Writing in The Guardian on 17th January, National Theatre director Rufus Norris noted that: “Since 2010 there has been a 28% drop in the number of children taking creative GCSEs, with a corresponding drop in the number of specialist arts teachers being trained.”
He added: “the practice and study of drama, design, music and art are rapidly disappearing from the curriculum.”
Norris fears that this will “exacerbate inequality of opportunity.”
In Durham, admissions statistics report that state-school students are disproportionately under-represented in the arts and humanities faculty.
Overall statistics indicate that 39.5% of students at Durham were privately educated, but this figure increases to 49.2% when referring to students studying the arts and humanities.

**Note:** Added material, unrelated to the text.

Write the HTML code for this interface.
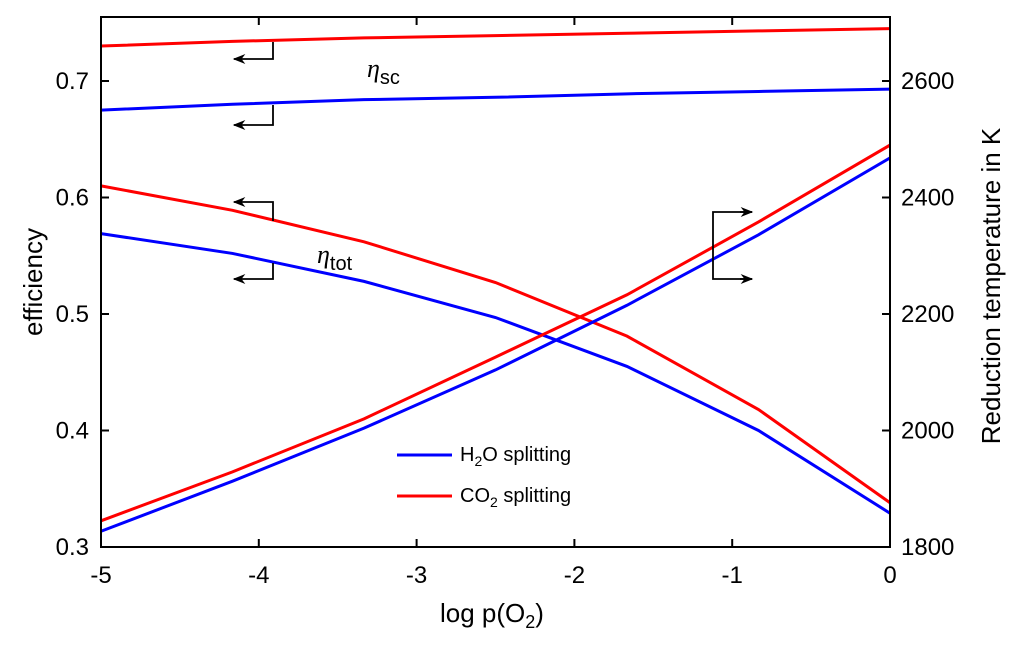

This concentration of privately educated students exists despite the fact that, according to the Independent Schools Council (ISC), only 6.5% of British school pupils are privately educated, which rises to 18% of pupils over the age of 16.
Durham was accused by the New Statesman in 2017 of being among the most “elitist” British universities, accepting the second fewest number of state school applicants. According to the article, there is a “stranglehold of private schools on the best universities.”
The fact that nearly half of Durham students studying for degrees in the arts and humanities were privately educated is unlikely to quell such accusations of elitism.
According to the World Economic Forum, by 2020 creativity will be in the top three most important skills and Norris argues that “the pipeline of talent into the industry is being cut off by the government’s misguided side-lining of creativity in education.”